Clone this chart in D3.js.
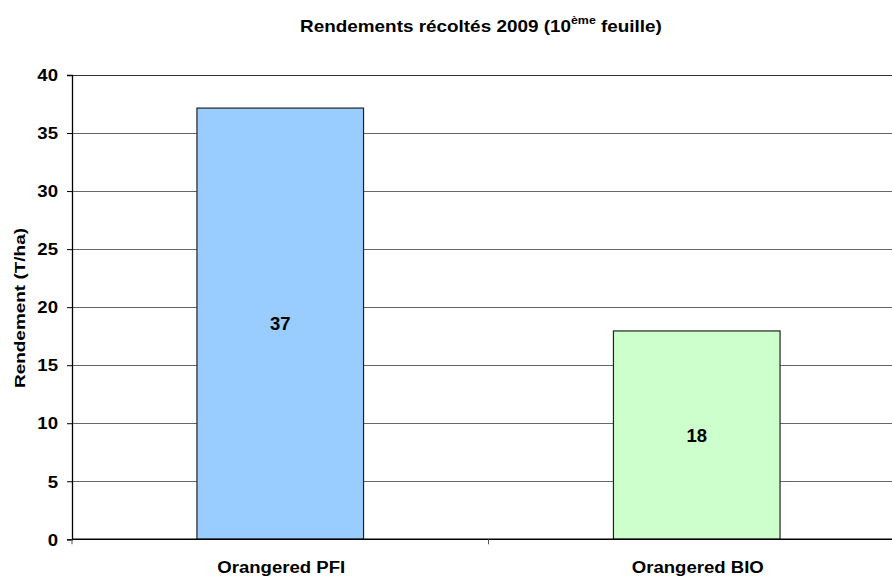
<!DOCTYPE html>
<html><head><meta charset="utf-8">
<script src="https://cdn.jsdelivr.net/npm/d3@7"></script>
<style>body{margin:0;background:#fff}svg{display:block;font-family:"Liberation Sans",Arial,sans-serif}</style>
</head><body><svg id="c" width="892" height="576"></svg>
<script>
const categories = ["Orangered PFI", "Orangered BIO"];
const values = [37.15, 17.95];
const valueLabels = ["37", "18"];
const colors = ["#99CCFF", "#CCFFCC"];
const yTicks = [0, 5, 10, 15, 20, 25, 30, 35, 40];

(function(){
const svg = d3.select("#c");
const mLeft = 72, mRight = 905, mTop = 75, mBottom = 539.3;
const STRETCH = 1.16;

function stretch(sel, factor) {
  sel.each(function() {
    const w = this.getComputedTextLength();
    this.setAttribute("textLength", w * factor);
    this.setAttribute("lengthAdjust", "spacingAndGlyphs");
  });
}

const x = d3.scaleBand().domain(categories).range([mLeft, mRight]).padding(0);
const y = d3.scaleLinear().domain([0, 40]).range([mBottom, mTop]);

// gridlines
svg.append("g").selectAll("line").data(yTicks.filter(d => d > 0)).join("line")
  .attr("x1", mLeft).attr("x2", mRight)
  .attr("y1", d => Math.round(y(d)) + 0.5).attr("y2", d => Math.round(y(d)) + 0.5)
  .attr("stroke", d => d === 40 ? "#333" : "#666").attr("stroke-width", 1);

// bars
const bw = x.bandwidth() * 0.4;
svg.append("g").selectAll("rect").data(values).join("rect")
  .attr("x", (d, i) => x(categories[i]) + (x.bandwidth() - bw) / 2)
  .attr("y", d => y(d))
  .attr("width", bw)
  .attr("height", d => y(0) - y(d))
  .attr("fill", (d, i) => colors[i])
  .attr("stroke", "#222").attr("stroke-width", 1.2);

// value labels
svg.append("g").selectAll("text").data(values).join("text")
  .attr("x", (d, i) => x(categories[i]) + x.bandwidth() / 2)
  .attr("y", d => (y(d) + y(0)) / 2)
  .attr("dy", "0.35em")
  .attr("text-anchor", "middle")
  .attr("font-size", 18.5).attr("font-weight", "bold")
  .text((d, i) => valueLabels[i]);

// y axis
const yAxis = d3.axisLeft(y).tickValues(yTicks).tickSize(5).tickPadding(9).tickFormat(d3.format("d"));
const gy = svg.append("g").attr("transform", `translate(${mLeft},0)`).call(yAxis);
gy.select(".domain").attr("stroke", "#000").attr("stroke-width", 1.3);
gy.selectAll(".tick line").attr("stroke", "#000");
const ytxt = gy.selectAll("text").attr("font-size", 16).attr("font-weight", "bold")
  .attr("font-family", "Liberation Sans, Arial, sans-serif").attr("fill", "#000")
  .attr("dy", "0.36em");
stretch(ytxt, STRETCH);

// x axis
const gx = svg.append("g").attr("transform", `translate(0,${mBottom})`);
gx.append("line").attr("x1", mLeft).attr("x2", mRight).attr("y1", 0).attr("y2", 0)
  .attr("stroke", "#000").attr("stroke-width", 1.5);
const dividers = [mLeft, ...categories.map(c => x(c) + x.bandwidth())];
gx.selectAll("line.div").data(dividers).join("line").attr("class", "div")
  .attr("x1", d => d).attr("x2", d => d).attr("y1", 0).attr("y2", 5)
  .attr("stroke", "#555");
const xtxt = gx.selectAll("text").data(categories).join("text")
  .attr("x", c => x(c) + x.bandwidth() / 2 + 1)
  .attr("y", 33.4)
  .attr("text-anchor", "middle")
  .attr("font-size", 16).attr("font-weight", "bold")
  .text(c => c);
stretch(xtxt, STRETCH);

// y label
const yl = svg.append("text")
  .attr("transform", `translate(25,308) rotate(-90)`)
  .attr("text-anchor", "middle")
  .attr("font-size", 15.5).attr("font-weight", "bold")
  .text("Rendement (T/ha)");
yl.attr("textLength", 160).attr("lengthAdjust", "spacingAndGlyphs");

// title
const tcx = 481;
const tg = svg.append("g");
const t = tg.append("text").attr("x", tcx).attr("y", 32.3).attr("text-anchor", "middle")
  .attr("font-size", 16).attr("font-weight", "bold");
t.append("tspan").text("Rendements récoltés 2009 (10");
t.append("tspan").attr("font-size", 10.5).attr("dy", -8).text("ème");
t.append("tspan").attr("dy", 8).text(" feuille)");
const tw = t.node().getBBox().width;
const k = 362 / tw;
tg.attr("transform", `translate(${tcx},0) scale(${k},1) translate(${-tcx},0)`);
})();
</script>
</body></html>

____________________

## Goal of the exercise
Copy out all of the material exactly as written, without its pictures.

## Written response
Clone this chart in D3.js.
<!DOCTYPE html>
<html><head><meta charset="utf-8">
<script src="https://cdn.jsdelivr.net/npm/d3@7"></script>
<style>body{margin:0;background:#fff}svg{display:block;font-family:"Liberation Sans",Arial,sans-serif}</style>
</head><body><svg id="c" width="892" height="576"></svg>
<script>
const categories = ["Orangered PFI", "Orangered BIO"];
const values = [37.15, 17.95];
const valueLabels = ["37", "18"];
const colors = ["#99CCFF", "#CCFFCC"];
const yTicks = [0, 5, 10, 15, 20, 25, 30, 35, 40];

(function(){
const svg = d3.select("#c");
const mLeft = 72, mRight = 905, mTop = 75, mBottom = 539.3;
const STRETCH = 1.16;

function stretch(sel, factor) {
  sel.each(function() {
    const w = this.getComputedTextLength();
    this.setAttribute("textLength", w * factor);
    this.setAttribute("lengthAdjust", "spacingAndGlyphs");
  });
}

const x = d3.scaleBand().domain(categories).range([mLeft, mRight]).padding(0);
const y = d3.scaleLinear().domain([0, 40]).range([mBottom, mTop]);

// gridlines
svg.append("g").selectAll("line").data(yTicks.filter(d => d > 0)).join("line")
  .attr("x1", mLeft).attr("x2", mRight)
  .attr("y1", d => Math.round(y(d)) + 0.5).attr("y2", d => Math.round(y(d)) + 0.5)
  .attr("stroke", d => d === 40 ? "#333" : "#666").attr("stroke-width", 1);

// bars
const bw = x.bandwidth() * 0.4;
svg.append("g").selectAll("rect").data(values).join("rect")
  .attr("x", (d, i) => x(categories[i]) + (x.bandwidth() - bw) / 2)
  .attr("y", d => y(d))
  .attr("width", bw)
  .attr("height", d => y(0) - y(d))
  .attr("fill", (d, i) => colors[i])
  .attr("stroke", "#222").attr("stroke-width", 1.2);

// value labels
svg.append("g").selectAll("text").data(values).join("text")
  .attr("x", (d, i) => x(categories[i]) + x.bandwidth() / 2)
  .attr("y", d => (y(d) + y(0)) / 2)
  .attr("dy", "0.35em")
  .attr("text-anchor", "middle")
  .attr("font-size", 18.5).attr("font-weight", "bold")
  .text((d, i) => valueLabels[i]);

// y axis
const yAxis = d3.axisLeft(y).tickValues(yTicks).tickSize(5).tickPadding(9).tickFormat(d3.format("d"));
const gy = svg.append("g").attr("transform", `translate(${mLeft},0)`).call(yAxis);
gy.select(".domain").attr("stroke", "#000").attr("stroke-width", 1.3);
gy.selectAll(".tick line").attr("stroke", "#000");
const ytxt = gy.selectAll("text").attr("font-size", 16).attr("font-weight", "bold")
  .attr("font-family", "Liberation Sans, Arial, sans-serif").attr("fill", "#000")
  .attr("dy", "0.36em");
stretch(ytxt, STRETCH);

// x axis
const gx = svg.append("g").attr("transform", `translate(0,${mBottom})`);
gx.append("line").attr("x1", mLeft).attr("x2", mRight).attr("y1", 0).attr("y2", 0)
  .attr("stroke", "#000").attr("stroke-width", 1.5);
const dividers = [mLeft, ...categories.map(c => x(c) + x.bandwidth())];
gx.selectAll("line.div").data(dividers).join("line").attr("class", "div")
  .attr("x1", d => d).attr("x2", d => d).attr("y1", 0).attr("y2", 5)
  .attr("stroke", "#555");
const xtxt = gx.selectAll("text").data(categories).join("text")
  .attr("x", c => x(c) + x.bandwidth() / 2 + 1)
  .attr("y", 33.4)
  .attr("text-anchor", "middle")
  .attr("font-size", 16).attr("font-weight", "bold")
  .text(c => c);
stretch(xtxt, STRETCH);

// y label
const yl = svg.append("text")
  .attr("transform", `translate(25,308) rotate(-90)`)
  .attr("text-anchor", "middle")
  .attr("font-size", 15.5).attr("font-weight", "bold")
  .text("Rendement (T/ha)");
yl.attr("textLength", 160).attr("lengthAdjust", "spacingAndGlyphs");

// title
const tcx = 481;
const tg = svg.append("g");
const t = tg.append("text").attr("x", tcx).attr("y", 32.3).attr("text-anchor", "middle")
  .attr("font-size", 16).attr("font-weight", "bold");
t.append("tspan").text("Rendements récoltés 2009 (10");
t.append("tspan").attr("font-size", 10.5).attr("dy", -8).text("ème");
t.append("tspan").attr("dy", 8).text(" feuille)");
const tw = t.node().getBBox().width;
const k = 362 / tw;
tg.attr("transform", `translate(${tcx},0) scale(${k},1) translate(${-tcx},0)`);
})();
</script>
</body></html>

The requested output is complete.